In het Brusselse vraagt men zich onderwijl luidop af of het Gewest de influx van inwoners nog aankan. Dat de Fransen willen afzakken, allemaal goed en wel, maar die andere gediversifieerde migratie zit sommigen toch wel hoog. Met problematieken als criminaliteit en integratie wordt weer duchtig gegooid. Zo wist MR-politicus Destexhe onlangs nog te verklaren dat hij zich na 10 uur ’s avonds niet meer aan het De Brouckère-plein durfde te vertonen, en had einzelgänger Modrikamen het over de nood om een populistische partij aan de conversatie toe te voegen. Het debat is dus ook bij onze Franstalige vrienden van de grond gekomen, en blijft ook daar steken in de clichés en platitudes. Aan Nederlandstalige kant is het grote Brusselse debat dan weer wat uitgedoofd: na enkele weken opschudding is het wachten op het volgende fait divers voordat men weer in de pen kan kruipen.
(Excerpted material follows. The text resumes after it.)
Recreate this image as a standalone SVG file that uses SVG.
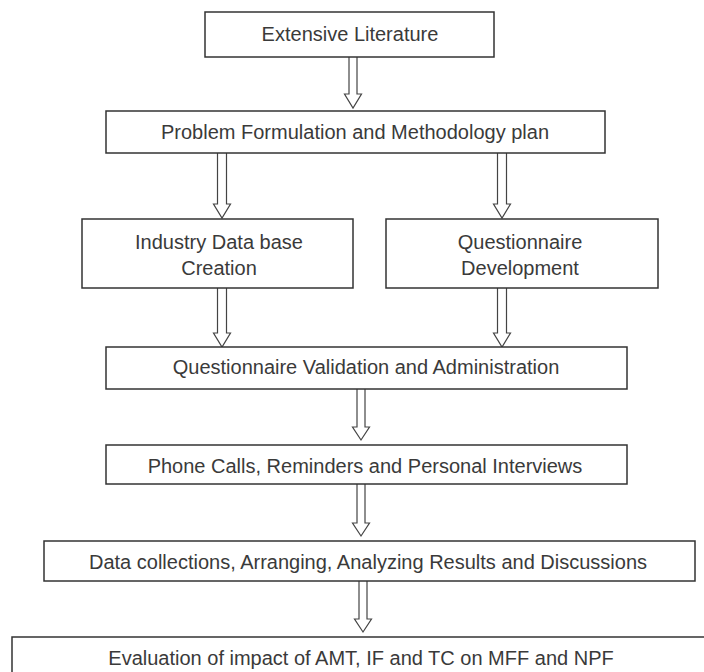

Terwijl langs alle kanten verkondigd wordt dat Brussel de bevolkingsgroei niet alleen aankan, krijgt het Brussels Gewest steeds meer op zijn bord. Qua mobiliteitsbeleid is het duidelijk dat de MIVB de lasten niet alleen kan of wenst te dragen, maar toch krijgt ze de verantwoordelijkheid op haar bord geschoven. Kijkt u maar naar de bijpassing voor scholierenabonnementen voor de Franstalige student, nu een Brusselse bevoegdheid en dus volgend jaar ook onbestaand. Ook op het gebied van scholing is de toestand in Brussel niet rooskleurig. Of scholing kan bijdragen in het verminderen van de economische achterstelling en dus de verloedering van Brusselse wijken, het kan sommigen blijkbaar een worst wezen. Zowel de Franstalige Gemeenschap als de Vlaamse Regering dralen, en vanuit het Brusselse komen enkel dezelfde stemmen met dezelfde soundbites aan het woord.
Na alle oproepen tot verantwoordelijkheid, blijft één factor angstwekkend afwezig in het hele debat, namelijk de Brusselse bevolking zelf, en dan specifieker: de kwestbaarste onderdelen ervan. Zolang we over de hoofden van de bevolking heen blijven praten, zullen de parameters van het debat geen centimeter verschuiven. Criminaliteit, homo-bashing en scholing te Brussel, we weten allemaal wat men er ter hoogste van het Warandepark, Leuven en Nijvel van denkt. Wat men er aan de kaaien van het kanaal over te vertellen heeft, lijkt toch belangrijker. Niet in het minst gezien we allen dichter op elkaar gaan wonen, en dat dichter bij het kanaal zal zijn, dan het Leuvense stadhuis. We praten graag over integratie en de multiculturele samenleving. De zogehete mislukking ervan zal echter niet rechtgetrokken worden door de inwoners van de wijken die het resultaat ervan zijn, te blijven behandelen als tweederangsinwoners. Amper Belgen, nauwelijks burgers. Wie denkt dat we op een dergelijke manier de Brusselse binnenstad leefbaar gaan houden, vergist zich schromelijk.